Source data:

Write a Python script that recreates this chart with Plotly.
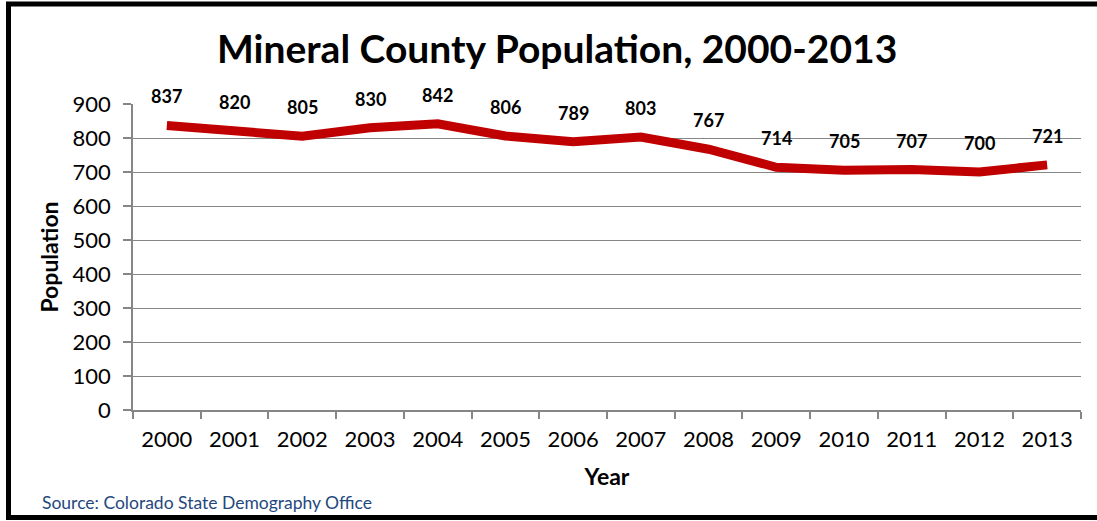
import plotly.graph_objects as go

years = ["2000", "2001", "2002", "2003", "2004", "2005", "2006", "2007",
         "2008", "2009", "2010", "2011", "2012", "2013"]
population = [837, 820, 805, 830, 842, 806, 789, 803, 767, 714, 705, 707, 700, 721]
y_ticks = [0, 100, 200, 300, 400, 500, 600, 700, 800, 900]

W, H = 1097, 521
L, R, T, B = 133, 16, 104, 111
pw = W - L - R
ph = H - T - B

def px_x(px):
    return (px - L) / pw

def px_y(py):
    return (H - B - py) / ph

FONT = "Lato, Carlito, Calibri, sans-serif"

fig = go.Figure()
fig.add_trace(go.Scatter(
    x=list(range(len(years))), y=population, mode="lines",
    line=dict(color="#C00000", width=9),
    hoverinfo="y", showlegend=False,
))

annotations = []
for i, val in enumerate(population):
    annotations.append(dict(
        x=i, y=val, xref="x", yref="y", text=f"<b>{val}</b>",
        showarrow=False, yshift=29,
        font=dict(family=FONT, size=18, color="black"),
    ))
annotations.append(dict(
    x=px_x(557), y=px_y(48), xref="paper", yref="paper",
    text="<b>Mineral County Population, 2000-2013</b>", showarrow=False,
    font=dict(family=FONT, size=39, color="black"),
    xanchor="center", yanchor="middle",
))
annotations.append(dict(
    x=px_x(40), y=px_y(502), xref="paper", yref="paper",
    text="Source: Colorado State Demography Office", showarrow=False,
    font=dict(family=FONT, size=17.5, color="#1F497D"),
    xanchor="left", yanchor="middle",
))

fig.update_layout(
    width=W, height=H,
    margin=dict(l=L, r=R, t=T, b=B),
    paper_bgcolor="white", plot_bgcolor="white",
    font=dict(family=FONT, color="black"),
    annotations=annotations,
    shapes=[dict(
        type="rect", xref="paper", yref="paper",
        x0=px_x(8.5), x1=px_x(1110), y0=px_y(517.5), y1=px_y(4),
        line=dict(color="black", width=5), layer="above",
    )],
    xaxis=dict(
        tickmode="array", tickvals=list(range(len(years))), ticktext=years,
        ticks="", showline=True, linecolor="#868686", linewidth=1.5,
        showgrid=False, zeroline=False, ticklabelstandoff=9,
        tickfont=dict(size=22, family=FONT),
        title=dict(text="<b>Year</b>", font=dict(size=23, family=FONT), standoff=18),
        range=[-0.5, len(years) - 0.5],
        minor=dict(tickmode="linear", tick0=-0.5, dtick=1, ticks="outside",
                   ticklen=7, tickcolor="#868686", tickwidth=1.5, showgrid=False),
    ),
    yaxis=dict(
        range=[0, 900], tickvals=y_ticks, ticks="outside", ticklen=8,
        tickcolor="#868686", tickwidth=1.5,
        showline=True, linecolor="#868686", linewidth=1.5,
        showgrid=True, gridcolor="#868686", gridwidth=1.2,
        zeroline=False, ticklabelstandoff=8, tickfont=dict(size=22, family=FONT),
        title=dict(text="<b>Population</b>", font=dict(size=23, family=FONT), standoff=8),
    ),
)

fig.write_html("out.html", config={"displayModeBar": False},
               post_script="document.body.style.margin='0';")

Exercise requirements:
Transcribe all of the material exactly, leaving out whatever pictures it contains.

Written solution:
Write a Python script that recreates this chart with Plotly.
import plotly.graph_objects as go

years = ["2000", "2001", "2002", "2003", "2004", "2005", "2006", "2007",
         "2008", "2009", "2010", "2011", "2012", "2013"]
population = [837, 820, 805, 830, 842, 806, 789, 803, 767, 714, 705, 707, 700, 721]
y_ticks = [0, 100, 200, 300, 400, 500, 600, 700, 800, 900]

W, H = 1097, 521
L, R, T, B = 133, 16, 104, 111
pw = W - L - R
ph = H - T - B

def px_x(px):
    return (px - L) / pw

def px_y(py):
    return (H - B - py) / ph

FONT = "Lato, Carlito, Calibri, sans-serif"

fig = go.Figure()
fig.add_trace(go.Scatter(
    x=list(range(len(years))), y=population, mode="lines",
    line=dict(color="#C00000", width=9),
    hoverinfo="y", showlegend=False,
))

annotations = []
for i, val in enumerate(population):
    annotations.append(dict(
        x=i, y=val, xref="x", yref="y", text=f"<b>{val}</b>",
        showarrow=False, yshift=29,
        font=dict(family=FONT, size=18, color="black"),
    ))
annotations.append(dict(
    x=px_x(557), y=px_y(48), xref="paper", yref="paper",
    text="<b>Mineral County Population, 2000-2013</b>", showarrow=False,
    font=dict(family=FONT, size=39, color="black"),
    xanchor="center", yanchor="middle",
))
annotations.append(dict(
    x=px_x(40), y=px_y(502), xref="paper", yref="paper",
    text="Source: Colorado State Demography Office", showarrow=False,
    font=dict(family=FONT, size=17.5, color="#1F497D"),
    xanchor="left", yanchor="middle",
))

fig.update_layout(
    width=W, height=H,
    margin=dict(l=L, r=R, t=T, b=B),
    paper_bgcolor="white", plot_bgcolor="white",
    font=dict(family=FONT, color="black"),
    annotations=annotations,
    shapes=[dict(
        type="rect", xref="paper", yref="paper",
        x0=px_x(8.5), x1=px_x(1110), y0=px_y(517.5), y1=px_y(4),
        line=dict(color="black", width=5), layer="above",
    )],
    xaxis=dict(
        tickmode="array", tickvals=list(range(len(years))), ticktext=years,
        ticks="", showline=True, linecolor="#868686", linewidth=1.5,
        showgrid=False, zeroline=False, ticklabelstandoff=9,
        tickfont=dict(size=22, family=FONT),
        title=dict(text="<b>Year</b>", font=dict(size=23, family=FONT), standoff=18),
        range=[-0.5, len(years) - 0.5],
        minor=dict(tickmode="linear", tick0=-0.5, dtick=1, ticks="outside",
                   ticklen=7, tickcolor="#868686", tickwidth=1.5, showgrid=False),
    ),
    yaxis=dict(
        range=[0, 900], tickvals=y_ticks, ticks="outside", ticklen=8,
        tickcolor="#868686", tickwidth=1.5,
        showline=True, linecolor="#868686", linewidth=1.5,
        showgrid=True, gridcolor="#868686", gridwidth=1.2,
        zeroline=False, ticklabelstandoff=8, tickfont=dict(size=22, family=FONT),
        title=dict(text="<b>Population</b>", font=dict(size=23, family=FONT), standoff=8),
    ),
)

fig.write_html("out.html", config={"displayModeBar": False},
               post_script="document.body.style.margin='0';")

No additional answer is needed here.